Given task. Exact reproduction is required for the lines bounded by the one containing "Emit a component" and the one containing "Serif', 'Times New", both bounds included. Print them without any pictures.

(Records with drawing code)
┌────────

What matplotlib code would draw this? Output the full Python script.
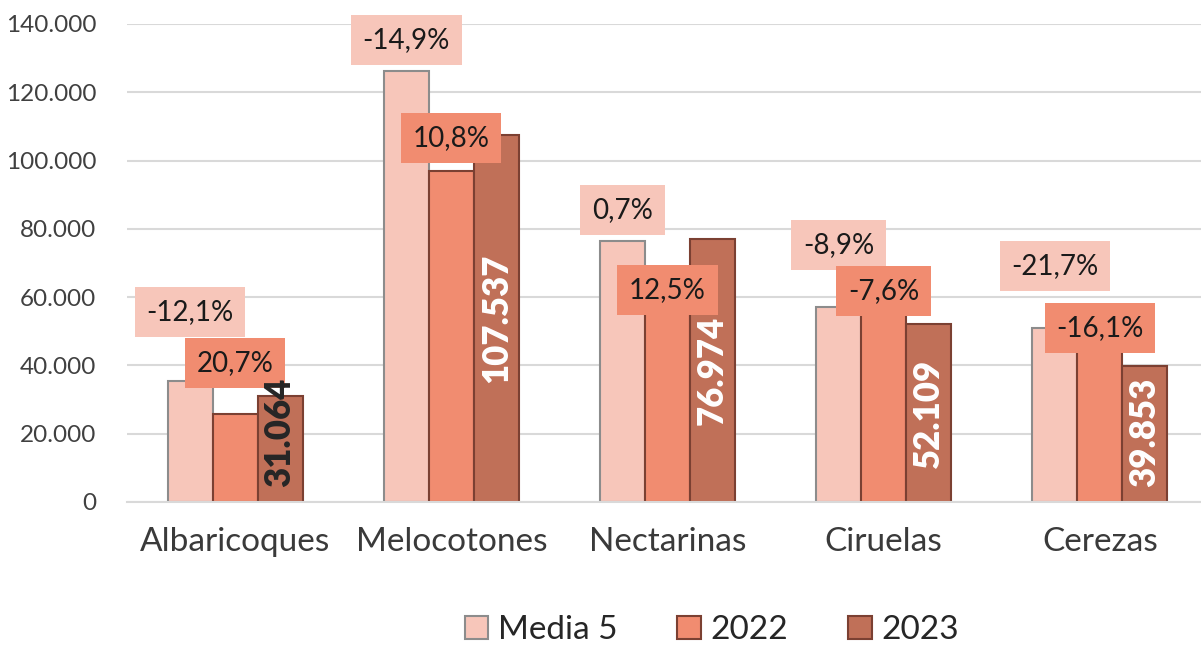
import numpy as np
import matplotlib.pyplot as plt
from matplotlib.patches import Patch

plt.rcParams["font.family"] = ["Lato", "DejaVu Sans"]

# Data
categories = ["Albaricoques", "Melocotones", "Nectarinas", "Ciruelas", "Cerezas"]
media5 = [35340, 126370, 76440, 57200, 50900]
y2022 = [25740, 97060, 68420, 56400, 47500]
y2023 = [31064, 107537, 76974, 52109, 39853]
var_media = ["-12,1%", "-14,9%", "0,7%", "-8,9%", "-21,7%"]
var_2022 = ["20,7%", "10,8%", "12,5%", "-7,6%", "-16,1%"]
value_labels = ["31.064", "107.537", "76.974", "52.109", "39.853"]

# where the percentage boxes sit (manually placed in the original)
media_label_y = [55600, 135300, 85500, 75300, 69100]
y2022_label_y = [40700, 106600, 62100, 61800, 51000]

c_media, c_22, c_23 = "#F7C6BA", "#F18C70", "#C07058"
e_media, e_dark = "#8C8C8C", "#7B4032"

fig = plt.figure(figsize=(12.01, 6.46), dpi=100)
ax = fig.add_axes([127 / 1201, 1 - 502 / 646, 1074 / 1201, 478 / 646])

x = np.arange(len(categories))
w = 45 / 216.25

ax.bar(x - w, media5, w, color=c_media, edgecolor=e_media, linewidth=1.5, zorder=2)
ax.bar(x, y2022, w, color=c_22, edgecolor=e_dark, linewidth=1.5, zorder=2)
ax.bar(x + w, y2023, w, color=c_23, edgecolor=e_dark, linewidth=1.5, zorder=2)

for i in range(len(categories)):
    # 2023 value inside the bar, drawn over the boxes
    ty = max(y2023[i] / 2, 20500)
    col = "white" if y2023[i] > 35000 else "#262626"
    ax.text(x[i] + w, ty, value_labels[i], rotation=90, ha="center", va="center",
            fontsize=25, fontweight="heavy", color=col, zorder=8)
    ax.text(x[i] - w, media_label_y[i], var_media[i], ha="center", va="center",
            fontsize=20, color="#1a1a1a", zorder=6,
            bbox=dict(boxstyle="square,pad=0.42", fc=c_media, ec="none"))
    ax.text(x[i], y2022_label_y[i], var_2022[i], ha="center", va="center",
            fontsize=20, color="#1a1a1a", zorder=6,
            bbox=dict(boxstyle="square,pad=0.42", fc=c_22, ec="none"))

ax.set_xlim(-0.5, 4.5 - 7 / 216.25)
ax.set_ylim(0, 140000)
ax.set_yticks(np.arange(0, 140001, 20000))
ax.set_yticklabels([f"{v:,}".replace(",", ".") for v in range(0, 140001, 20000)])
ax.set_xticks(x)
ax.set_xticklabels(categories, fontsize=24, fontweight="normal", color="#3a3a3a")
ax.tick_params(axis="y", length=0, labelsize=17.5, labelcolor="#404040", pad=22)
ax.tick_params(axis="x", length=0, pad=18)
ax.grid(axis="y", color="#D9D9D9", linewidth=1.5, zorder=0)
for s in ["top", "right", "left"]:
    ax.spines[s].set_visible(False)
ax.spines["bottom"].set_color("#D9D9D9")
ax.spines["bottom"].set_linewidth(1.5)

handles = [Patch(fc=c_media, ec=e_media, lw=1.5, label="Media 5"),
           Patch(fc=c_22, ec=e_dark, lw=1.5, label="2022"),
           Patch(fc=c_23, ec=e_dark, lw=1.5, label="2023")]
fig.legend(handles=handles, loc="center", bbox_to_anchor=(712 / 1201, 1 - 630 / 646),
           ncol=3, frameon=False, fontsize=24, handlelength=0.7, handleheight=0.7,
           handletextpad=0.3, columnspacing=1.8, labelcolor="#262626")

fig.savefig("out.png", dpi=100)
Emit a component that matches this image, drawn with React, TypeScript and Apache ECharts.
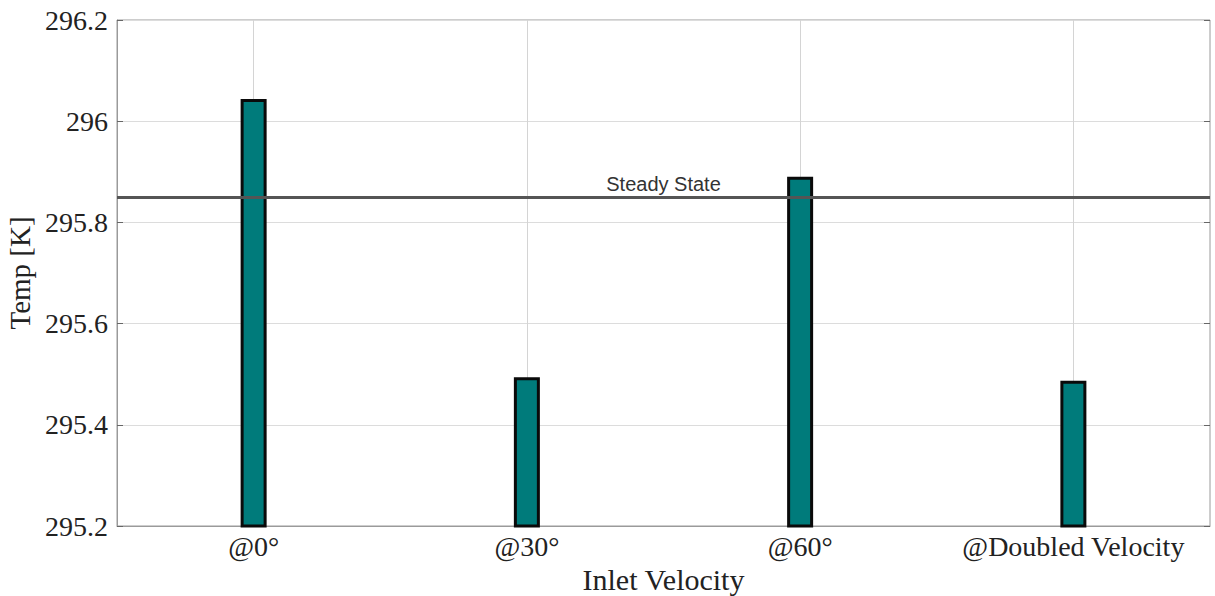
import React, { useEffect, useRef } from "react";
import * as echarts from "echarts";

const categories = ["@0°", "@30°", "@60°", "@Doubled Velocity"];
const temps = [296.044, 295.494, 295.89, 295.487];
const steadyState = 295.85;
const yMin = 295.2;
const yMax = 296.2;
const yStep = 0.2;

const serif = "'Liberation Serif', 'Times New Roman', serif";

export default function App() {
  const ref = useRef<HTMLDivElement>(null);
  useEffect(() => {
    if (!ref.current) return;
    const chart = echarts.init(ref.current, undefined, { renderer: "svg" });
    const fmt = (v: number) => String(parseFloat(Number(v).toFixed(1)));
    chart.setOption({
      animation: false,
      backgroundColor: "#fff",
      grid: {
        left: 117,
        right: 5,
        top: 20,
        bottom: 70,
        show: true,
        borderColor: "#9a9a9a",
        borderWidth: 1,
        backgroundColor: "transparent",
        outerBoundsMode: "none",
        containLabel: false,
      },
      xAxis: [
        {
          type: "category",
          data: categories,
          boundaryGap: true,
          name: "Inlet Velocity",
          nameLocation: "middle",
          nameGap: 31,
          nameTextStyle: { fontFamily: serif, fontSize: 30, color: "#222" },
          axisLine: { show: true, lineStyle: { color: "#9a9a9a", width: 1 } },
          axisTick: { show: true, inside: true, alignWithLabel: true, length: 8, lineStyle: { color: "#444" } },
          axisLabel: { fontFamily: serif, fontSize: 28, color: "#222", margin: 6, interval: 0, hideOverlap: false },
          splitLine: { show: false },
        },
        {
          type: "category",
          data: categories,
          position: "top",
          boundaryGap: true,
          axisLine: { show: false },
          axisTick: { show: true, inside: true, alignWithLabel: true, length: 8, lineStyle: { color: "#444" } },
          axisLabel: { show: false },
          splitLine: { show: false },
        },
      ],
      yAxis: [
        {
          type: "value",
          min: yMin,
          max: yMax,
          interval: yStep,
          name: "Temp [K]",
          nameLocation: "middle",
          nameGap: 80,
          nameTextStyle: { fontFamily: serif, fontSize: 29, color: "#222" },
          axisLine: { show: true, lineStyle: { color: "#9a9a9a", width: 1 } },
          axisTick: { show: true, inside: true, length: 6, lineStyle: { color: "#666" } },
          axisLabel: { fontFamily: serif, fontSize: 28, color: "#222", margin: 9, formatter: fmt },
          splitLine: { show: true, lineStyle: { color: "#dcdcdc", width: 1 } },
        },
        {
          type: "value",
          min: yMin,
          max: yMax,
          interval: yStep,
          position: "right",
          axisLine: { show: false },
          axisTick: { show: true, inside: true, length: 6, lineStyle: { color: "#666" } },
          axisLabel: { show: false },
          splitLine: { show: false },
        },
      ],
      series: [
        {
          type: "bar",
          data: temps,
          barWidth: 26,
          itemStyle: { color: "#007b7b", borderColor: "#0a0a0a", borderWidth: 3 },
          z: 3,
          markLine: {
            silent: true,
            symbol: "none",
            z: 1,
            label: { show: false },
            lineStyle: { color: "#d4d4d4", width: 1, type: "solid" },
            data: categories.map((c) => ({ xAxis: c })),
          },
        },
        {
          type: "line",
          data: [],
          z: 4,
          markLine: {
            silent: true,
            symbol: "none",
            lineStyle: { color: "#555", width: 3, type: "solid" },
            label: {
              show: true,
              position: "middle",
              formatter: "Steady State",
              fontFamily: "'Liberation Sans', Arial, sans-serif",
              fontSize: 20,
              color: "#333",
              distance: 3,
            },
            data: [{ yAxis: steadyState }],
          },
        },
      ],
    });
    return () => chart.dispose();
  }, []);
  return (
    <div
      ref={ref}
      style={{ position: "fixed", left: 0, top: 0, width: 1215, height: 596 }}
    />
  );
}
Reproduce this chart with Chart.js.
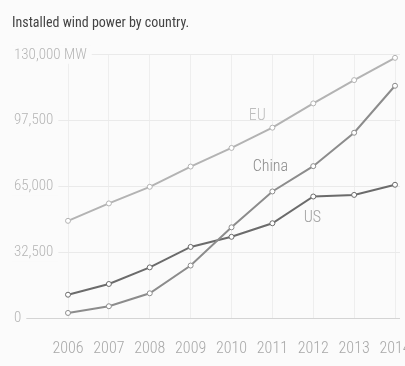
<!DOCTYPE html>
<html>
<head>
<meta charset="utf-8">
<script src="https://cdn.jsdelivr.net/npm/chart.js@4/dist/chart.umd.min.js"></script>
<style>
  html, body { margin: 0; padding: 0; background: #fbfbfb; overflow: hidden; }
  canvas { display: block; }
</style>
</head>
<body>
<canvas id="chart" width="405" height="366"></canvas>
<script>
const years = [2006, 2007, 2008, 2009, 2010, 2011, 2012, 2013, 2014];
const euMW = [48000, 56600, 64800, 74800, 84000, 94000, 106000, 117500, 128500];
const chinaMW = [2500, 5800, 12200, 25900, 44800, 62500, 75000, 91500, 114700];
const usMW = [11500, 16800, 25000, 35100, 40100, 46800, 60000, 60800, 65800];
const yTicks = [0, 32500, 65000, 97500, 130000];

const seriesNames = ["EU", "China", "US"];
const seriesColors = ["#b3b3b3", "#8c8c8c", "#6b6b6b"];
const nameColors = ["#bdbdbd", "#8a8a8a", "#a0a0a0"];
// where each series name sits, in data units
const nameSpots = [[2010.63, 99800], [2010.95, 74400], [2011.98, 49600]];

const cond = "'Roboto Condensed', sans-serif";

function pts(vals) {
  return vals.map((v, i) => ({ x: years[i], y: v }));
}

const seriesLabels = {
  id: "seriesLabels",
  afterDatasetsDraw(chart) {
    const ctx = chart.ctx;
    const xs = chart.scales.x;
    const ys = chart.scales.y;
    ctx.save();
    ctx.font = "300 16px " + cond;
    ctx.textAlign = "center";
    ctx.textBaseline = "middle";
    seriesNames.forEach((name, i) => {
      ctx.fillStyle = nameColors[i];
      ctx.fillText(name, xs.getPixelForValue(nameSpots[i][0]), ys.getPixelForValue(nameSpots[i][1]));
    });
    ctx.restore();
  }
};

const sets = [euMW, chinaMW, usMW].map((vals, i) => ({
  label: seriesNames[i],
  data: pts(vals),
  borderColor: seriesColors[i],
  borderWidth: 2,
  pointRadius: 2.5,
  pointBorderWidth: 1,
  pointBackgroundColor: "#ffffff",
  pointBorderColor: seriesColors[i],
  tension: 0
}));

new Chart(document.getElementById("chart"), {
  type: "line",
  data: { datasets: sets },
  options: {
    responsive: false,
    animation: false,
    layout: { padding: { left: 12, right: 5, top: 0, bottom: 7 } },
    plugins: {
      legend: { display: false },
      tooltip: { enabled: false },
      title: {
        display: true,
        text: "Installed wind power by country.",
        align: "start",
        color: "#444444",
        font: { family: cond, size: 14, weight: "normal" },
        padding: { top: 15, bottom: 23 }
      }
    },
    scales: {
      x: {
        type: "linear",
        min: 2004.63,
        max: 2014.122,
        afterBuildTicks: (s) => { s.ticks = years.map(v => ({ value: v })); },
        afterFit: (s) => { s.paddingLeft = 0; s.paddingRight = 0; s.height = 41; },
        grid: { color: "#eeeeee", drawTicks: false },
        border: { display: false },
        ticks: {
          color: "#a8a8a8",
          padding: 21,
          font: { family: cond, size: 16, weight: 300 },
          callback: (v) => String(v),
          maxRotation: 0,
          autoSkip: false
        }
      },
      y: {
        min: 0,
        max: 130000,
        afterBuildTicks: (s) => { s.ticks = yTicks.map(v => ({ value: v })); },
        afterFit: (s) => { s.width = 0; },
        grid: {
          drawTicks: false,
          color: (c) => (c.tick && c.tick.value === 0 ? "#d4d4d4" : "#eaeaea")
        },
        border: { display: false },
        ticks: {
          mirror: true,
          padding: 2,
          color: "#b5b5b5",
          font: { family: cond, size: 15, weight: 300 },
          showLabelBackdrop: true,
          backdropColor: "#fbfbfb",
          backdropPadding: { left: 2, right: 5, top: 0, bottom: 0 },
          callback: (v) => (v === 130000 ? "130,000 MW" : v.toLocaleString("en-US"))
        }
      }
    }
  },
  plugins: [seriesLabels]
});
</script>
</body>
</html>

└────────

Response to this exercise.
Emit a component that matches this image, drawn with React, TypeScript and Apache ECharts.
import React, { useEffect, useRef } from "react";
import * as echarts from "echarts";

const categories = ["@0°", "@30°", "@60°", "@Doubled Velocity"];
const temps = [296.044, 295.494, 295.89, 295.487];
const steadyState = 295.85;
const yMin = 295.2;
const yMax = 296.2;
const yStep = 0.2;

const serif = "'Liberation Serif', 'Times New Roman', serif";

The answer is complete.